▶ [Provided material]
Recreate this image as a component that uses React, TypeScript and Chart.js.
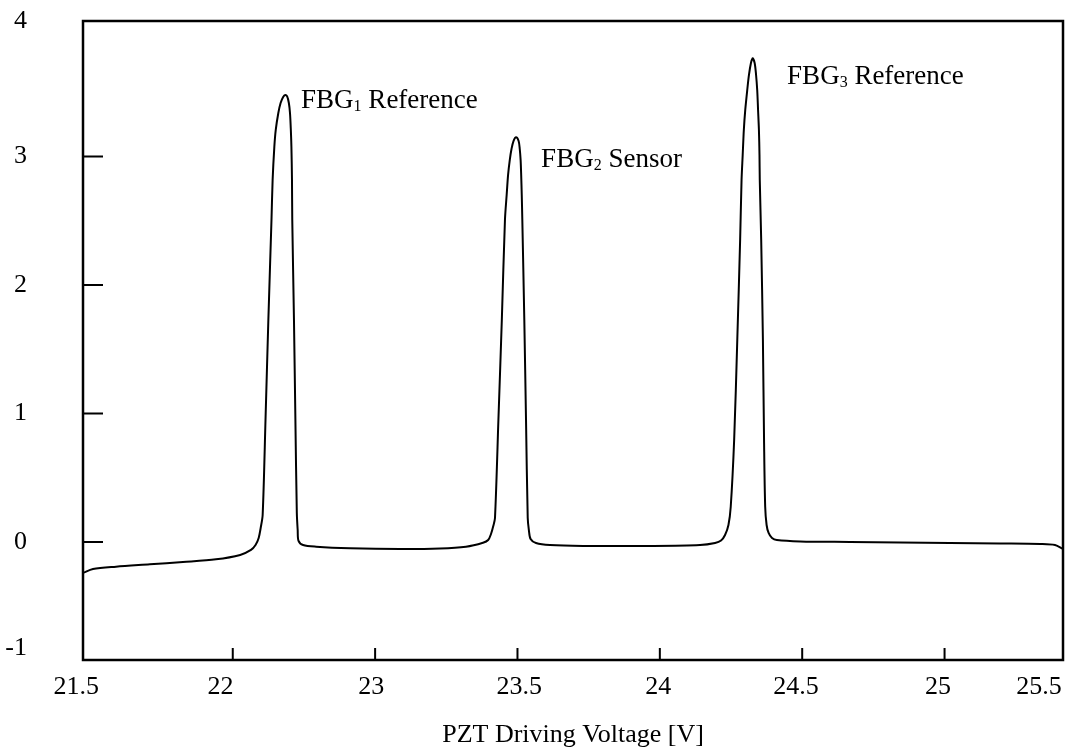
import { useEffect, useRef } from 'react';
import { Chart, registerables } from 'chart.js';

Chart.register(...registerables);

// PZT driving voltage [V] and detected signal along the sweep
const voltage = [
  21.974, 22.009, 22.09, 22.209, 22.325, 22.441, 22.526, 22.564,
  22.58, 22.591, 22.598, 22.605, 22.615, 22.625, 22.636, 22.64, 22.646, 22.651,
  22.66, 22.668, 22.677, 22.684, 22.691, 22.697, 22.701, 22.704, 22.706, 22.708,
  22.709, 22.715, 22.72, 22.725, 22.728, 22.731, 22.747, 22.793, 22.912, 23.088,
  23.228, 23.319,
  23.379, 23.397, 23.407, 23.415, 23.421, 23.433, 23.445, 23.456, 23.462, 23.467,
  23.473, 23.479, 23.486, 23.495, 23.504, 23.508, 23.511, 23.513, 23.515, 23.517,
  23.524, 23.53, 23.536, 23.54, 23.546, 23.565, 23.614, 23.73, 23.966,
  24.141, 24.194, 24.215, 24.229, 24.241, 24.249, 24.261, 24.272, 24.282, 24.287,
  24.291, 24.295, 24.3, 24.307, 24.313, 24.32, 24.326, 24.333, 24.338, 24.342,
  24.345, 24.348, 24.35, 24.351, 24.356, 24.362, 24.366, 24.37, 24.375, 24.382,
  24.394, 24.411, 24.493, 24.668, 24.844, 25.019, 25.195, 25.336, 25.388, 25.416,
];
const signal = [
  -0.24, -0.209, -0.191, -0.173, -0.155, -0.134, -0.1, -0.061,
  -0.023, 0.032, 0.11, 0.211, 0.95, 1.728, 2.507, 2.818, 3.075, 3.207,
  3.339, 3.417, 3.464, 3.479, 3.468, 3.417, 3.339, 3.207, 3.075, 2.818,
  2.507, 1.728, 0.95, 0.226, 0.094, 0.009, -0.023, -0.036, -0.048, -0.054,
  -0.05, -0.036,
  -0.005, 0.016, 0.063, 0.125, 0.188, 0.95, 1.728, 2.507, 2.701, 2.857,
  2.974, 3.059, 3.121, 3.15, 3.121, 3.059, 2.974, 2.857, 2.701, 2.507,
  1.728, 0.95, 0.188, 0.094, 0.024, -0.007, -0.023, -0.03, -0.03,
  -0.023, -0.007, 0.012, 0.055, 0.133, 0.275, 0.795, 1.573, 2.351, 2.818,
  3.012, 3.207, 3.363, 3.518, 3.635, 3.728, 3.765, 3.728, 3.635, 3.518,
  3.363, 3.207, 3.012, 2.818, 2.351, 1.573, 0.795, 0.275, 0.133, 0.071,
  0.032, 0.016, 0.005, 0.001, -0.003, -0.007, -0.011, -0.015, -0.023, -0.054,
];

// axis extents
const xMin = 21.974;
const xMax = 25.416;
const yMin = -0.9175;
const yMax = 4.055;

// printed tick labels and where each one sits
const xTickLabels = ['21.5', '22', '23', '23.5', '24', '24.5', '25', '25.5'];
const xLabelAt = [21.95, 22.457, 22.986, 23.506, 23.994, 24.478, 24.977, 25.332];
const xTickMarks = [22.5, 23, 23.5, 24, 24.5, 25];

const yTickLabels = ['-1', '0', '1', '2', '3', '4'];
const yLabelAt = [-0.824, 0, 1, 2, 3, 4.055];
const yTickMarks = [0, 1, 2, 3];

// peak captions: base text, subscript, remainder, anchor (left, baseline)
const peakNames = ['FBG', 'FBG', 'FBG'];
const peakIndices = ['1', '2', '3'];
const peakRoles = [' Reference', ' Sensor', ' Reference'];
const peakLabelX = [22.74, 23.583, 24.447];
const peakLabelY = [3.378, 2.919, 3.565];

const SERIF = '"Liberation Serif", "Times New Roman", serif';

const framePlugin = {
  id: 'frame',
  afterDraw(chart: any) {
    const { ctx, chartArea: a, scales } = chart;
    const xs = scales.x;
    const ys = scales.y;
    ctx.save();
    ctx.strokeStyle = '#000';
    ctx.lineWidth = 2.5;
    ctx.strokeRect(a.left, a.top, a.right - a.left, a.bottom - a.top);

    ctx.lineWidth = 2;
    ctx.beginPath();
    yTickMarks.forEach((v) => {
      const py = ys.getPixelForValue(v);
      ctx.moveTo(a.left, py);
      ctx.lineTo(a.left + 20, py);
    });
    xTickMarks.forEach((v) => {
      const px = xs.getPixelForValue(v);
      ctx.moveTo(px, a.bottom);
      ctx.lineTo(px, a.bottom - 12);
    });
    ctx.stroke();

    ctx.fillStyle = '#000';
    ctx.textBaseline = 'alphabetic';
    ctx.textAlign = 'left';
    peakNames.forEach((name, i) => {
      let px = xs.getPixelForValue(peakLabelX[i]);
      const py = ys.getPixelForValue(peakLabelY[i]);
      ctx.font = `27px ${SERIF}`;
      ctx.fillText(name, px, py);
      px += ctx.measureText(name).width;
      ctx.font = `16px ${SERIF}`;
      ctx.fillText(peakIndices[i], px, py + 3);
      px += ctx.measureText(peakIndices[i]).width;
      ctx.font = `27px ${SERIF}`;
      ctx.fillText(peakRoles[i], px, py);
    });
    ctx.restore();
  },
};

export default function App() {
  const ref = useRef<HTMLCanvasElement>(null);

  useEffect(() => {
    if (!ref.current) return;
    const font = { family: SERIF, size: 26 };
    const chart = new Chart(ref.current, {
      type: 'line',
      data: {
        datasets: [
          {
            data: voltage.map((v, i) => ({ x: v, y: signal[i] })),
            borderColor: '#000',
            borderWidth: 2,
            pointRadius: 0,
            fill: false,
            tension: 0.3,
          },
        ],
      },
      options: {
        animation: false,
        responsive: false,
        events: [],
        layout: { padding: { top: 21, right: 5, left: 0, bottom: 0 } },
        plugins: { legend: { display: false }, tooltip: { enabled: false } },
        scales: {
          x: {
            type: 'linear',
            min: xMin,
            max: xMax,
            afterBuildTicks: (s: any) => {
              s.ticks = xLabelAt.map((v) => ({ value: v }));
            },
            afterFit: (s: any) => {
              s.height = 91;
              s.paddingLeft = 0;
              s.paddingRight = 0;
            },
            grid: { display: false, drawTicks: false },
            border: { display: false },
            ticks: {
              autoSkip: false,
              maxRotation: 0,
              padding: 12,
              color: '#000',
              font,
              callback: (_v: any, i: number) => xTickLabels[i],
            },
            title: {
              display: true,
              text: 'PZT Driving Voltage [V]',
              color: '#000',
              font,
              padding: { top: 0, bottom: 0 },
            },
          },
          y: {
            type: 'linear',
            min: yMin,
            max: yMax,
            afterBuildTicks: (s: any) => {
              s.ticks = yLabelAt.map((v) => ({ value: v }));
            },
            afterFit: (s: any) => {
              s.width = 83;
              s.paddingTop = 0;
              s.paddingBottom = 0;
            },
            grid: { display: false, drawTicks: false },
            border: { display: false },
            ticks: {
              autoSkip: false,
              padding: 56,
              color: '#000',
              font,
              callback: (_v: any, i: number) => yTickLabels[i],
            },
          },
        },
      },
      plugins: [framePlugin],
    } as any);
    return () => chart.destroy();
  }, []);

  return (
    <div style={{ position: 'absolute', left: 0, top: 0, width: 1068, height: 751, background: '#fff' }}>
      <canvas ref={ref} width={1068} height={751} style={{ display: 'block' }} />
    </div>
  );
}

▶ [Task prompt]
Would you reproduce the lines above, from the very first through the line containing "Chart.register(...registerables);", exactly and without the pictures?

▶ [The response]
Recreate this image as a component that uses React, TypeScript and Chart.js.
import { useEffect, useRef } from 'react';
import { Chart, registerables } from 'chart.js';

Chart.register(...registerables);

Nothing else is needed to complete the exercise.